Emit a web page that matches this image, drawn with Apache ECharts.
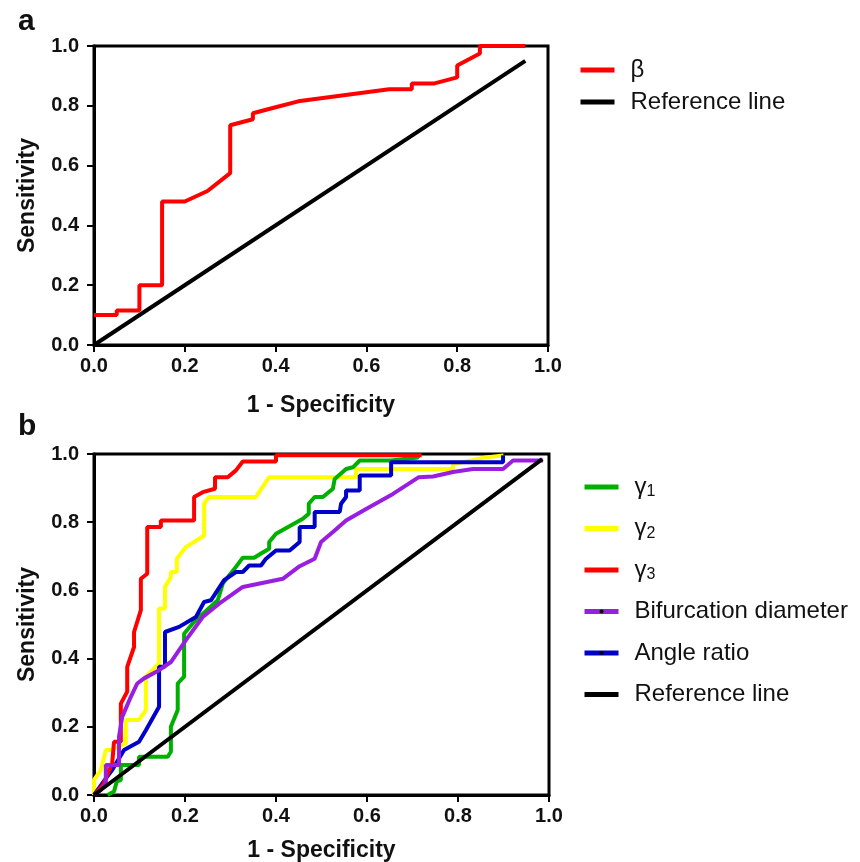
<!DOCTYPE html>
<html>
<head>
<meta charset="utf-8">
<script src="https://cdn.jsdelivr.net/npm/echarts@6/dist/echarts.min.js"></script>
<style>
  html, body { margin: 0; padding: 0; background: #fff; }
  #chart { width: 860px; height: 862px; }
</style>
</head>
<body>
<div id="chart"></div>
<script>
// ROC 曲线数据 (x = 1 - Specificity, y = Sensitivity)
const xTicks = [0, 0.2, 0.4, 0.6, 0.8, 1.0];
const yTicks = [0, 0.2, 0.4, 0.6, 0.8, 1.0];

// 面板 a
const beta = [[0,0.1],[0.05,0.1],[0.05,0.115],[0.1,0.115],[0.1,0.2],[0.15,0.2],[0.15,0.48],[0.2,0.48],
  [0.25,0.515],[0.3,0.575],[0.3,0.735],[0.35,0.755],[0.35,0.775],[0.4,0.795],[0.45,0.815],[0.65,0.855],
  [0.7,0.855],[0.7,0.875],[0.75,0.875],[0.8,0.895],[0.8,0.935],[0.85,0.975],[0.85,1.0],[0.95,1.0]];
const refA = [[0,0],[0.95,0.95]];

// 面板 b
const gamma1 = [[0.03,0],[0.044,0.01],[0.05,0.04],[0.059,0.044],[0.059,0.088],[0.099,0.088],[0.099,0.112],
  [0.162,0.112],[0.169,0.127],[0.169,0.2],[0.184,0.249],[0.184,0.327],[0.198,0.347],[0.198,0.473],[0.22,0.508],
  [0.272,0.571],[0.283,0.62],[0.312,0.669],[0.327,0.696],[0.352,0.696],[0.367,0.708],[0.385,0.722],[0.385,0.742],
  [0.4,0.766],[0.459,0.81],[0.472,0.825],[0.472,0.854],[0.485,0.874],[0.503,0.874],[0.525,0.898],[0.529,0.927],
  [0.554,0.956],[0.569,0.961],[0.584,0.981],[0.653,0.981],[0.712,0.99],[0.712,0.998]];
const gamma2 = [[0,0],[0,0.044],[0.015,0.073],[0.026,0.132],[0.037,0.132],[0.07,0.151],[0.07,0.22],[0.099,0.22],
  [0.114,0.249],[0.114,0.347],[0.143,0.386],[0.143,0.547],[0.156,0.547],[0.156,0.61],[0.169,0.639],[0.169,0.654],
  [0.182,0.654],[0.182,0.693],[0.202,0.727],[0.242,0.761],[0.242,0.854],[0.253,0.874],[0.356,0.874],[0.385,0.932],
  [0.576,0.932],[0.576,0.956],[0.789,0.956],[0.789,0.97],[0.86,0.99],[0.9,0.996]];
const gamma3 = [[0,0],[0.02,0.03],[0.04,0.093],[0.044,0.156],[0.059,0.156],[0.059,0.268],[0.073,0.303],[0.073,0.376],
  [0.088,0.434],[0.088,0.478],[0.103,0.542],[0.103,0.634],[0.117,0.649],[0.117,0.786],[0.147,0.786],[0.147,0.805],
  [0.22,0.805],[0.22,0.874],[0.239,0.888],[0.266,0.898],[0.266,0.932],[0.294,0.932],[0.312,0.952],[0.327,0.978],
  [0.4,0.978],[0.4,0.996],[0.72,0.996]];
const bifurcation = [[0,0],[0.015,0.015],[0.026,0.034],[0.026,0.088],[0.055,0.088],[0.055,0.171],[0.062,0.229],
  [0.081,0.288],[0.095,0.327],[0.11,0.342],[0.143,0.366],[0.169,0.39],[0.202,0.454],[0.239,0.522],[0.275,0.561],
  [0.327,0.61],[0.415,0.634],[0.452,0.671],[0.485,0.693],[0.499,0.742],[0.525,0.771],[0.554,0.805],[0.598,0.839],
  [0.657,0.883],[0.714,0.932],[0.745,0.934],[0.789,0.947],[0.833,0.956],[0.899,0.956],[0.921,0.981],[0.987,0.981]];
const angleRatio = [[0,0],[0.029,0.054],[0.04,0.073],[0.066,0.132],[0.099,0.156],[0.114,0.19],[0.143,0.259],
  [0.143,0.376],[0.156,0.376],[0.156,0.478],[0.187,0.493],[0.224,0.522],[0.242,0.566],[0.257,0.571],[0.286,0.63],
  [0.312,0.654],[0.327,0.654],[0.341,0.673],[0.367,0.673],[0.378,0.693],[0.4,0.717],[0.43,0.717],[0.452,0.742],
  [0.452,0.786],[0.485,0.786],[0.485,0.83],[0.54,0.83],[0.543,0.854],[0.554,0.874],[0.554,0.893],[0.584,0.893],
  [0.584,0.937],[0.653,0.937],[0.653,0.976],[0.899,0.976],[0.899,0.996]];
const refB = [[0,0],[0.985,0.985]];

const FONT = 'Liberation Sans, Arial, sans-serif';

const chart = echarts.init(document.getElementById('chart'));

function xAxisOf(idx, gap) {
  return {
    type: 'value', gridIndex: idx, min: 0, max: 1, interval: 0.2,
    name: '1 - Specificity', nameLocation: 'middle', nameGap: gap,
    nameTextStyle: { fontFamily: FONT, fontSize: 23, fontWeight: 'bold', color: '#111' },
    axisLine: { show: true, lineStyle: { color: '#000', width: 3 } },
    axisTick: { show: true, length: 7, lineStyle: { color: '#000', width: 2 } },
    axisLabel: { margin: 11, fontFamily: FONT, fontSize: 20, fontWeight: 'bold', color: '#111',
      formatter: v => v.toFixed(1) },
    splitLine: { show: false }
  };
}

function yAxisOf(idx) {
  return {
    type: 'value', gridIndex: idx, min: 0, max: 1, interval: 0.2,
    name: 'Sensitivity', nameLocation: 'middle', nameGap: 55,
    nameTextStyle: { fontFamily: FONT, fontSize: 23, fontWeight: 'bold', color: '#111' },
    axisLine: { show: true, lineStyle: { color: '#000', width: 3 } },
    axisTick: { show: true, length: 7, lineStyle: { color: '#000', width: 2 } },
    axisLabel: { margin: 15, fontFamily: FONT, fontSize: 20, fontWeight: 'bold', color: '#111',
      formatter: v => v.toFixed(1) },
    splitLine: { show: false }
  };
}

function line(name, data, color, xi, marker) {
  return {
    name, type: 'line', xAxisIndex: xi, yAxisIndex: xi, data,
    symbol: marker ? 'circle' : 'none', showSymbol: false, symbolSize: 4,
    lineStyle: { color, width: 4 }, itemStyle: { color },
    emphasis: { disabled: true }, animation: false
  };
}

const legendText = {
  fontFamily: FONT, fontSize: 24, color: '#111', lineHeight: 26, padding: [0, 0, 0, 11],
  rich: {
    g: { fontFamily: FONT, fontSize: 24, color: '#111', lineHeight: 26 },
    s: { fontFamily: FONT, fontSize: 16, color: '#111', lineHeight: 12, verticalAlign: 'bottom' }
  }
};
const legendFmt = name => name.charAt(0) === 'γ' ? '{g|γ}{s|' + name.slice(1) + '}' : name;

chart.setOption({
  backgroundColor: '#fff',
  animation: false,
  title: [
    { text: 'a', left: 13, top: 2, textStyle: { fontFamily: FONT, fontSize: 30, fontWeight: 'bold', color: '#111' } },
    { text: 'b', left: 13, top: 407, textStyle: { fontFamily: FONT, fontSize: 30, fontWeight: 'bold', color: '#111' } }
  ],
  grid: [
    { left: 94, top: 46, width: 454, height: 299, show: true, borderColor: '#000', borderWidth: 3,
      outerBoundsMode: 'none', containLabel: false },
    { left: 94, top: 454, width: 455, height: 341, show: true, borderColor: '#000', borderWidth: 3,
      outerBoundsMode: 'none', containLabel: false }
  ],
  xAxis: [xAxisOf(0, 49), xAxisOf(1, 44)],
  yAxis: [yAxisOf(0), yAxisOf(1)],
  legend: [
    {
      orient: 'vertical', left: 573, top: 52, itemWidth: 34, itemHeight: 5, itemGap: 6,
      selectedMode: false, lineStyle: { width: 5 },
      data: ['β', 'Reference line'], textStyle: legendText, formatter: legendFmt
    },
    {
      orient: 'vertical', left: 577, top: 469, itemWidth: 34, itemHeight: 5, itemGap: 15.5,
      selectedMode: false, lineStyle: { width: 5 },
      data: ['γ1', 'γ2', 'γ3',
        { name: 'Bifurcation diameter', itemStyle: { color: '#000' } },
        { name: 'Angle ratio', itemStyle: { color: '#000' } },
        'Reference line'],
      textStyle: legendText, formatter: legendFmt
    }
  ],
  series: [
    line('β', beta, '#ff0000', 0),
    line('Reference line', refA, '#000000', 0),
    line('γ2', gamma2, '#ffff00', 1),
    line('γ1', gamma1, '#00b000', 1),
    line('Angle ratio', angleRatio, '#0000c8', 1, true),
    line('γ3', gamma3, '#ff0000', 1),
    line('Bifurcation diameter', bifurcation, '#9a1ee0', 1, true),
    line('Reference line', refB, '#000000', 1)
  ]
});
</script>
</body>
</html>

-*-*-

Do this: Everything from the first line of the listing above through the line that contains "const refA = [[0,0],[0.95,0.95]];" is to be restated word for word, minus the pictures.

Output for this exercise:
Emit a web page that matches this image, drawn with Apache ECharts.
<!DOCTYPE html>
<html>
<head>
<meta charset="utf-8">
<script src="https://cdn.jsdelivr.net/npm/echarts@6/dist/echarts.min.js"></script>
<style>
  html, body { margin: 0; padding: 0; background: #fff; }
  #chart { width: 860px; height: 862px; }
</style>
</head>
<body>
<div id="chart"></div>
<script>
// ROC 曲线数据 (x = 1 - Specificity, y = Sensitivity)
const xTicks = [0, 0.2, 0.4, 0.6, 0.8, 1.0];
const yTicks = [0, 0.2, 0.4, 0.6, 0.8, 1.0];

// 面板 a
const beta = [[0,0.1],[0.05,0.1],[0.05,0.115],[0.1,0.115],[0.1,0.2],[0.15,0.2],[0.15,0.48],[0.2,0.48],
  [0.25,0.515],[0.3,0.575],[0.3,0.735],[0.35,0.755],[0.35,0.775],[0.4,0.795],[0.45,0.815],[0.65,0.855],
  [0.7,0.855],[0.7,0.875],[0.75,0.875],[0.8,0.895],[0.8,0.935],[0.85,0.975],[0.85,1.0],[0.95,1.0]];
const refA = [[0,0],[0.95,0.95]];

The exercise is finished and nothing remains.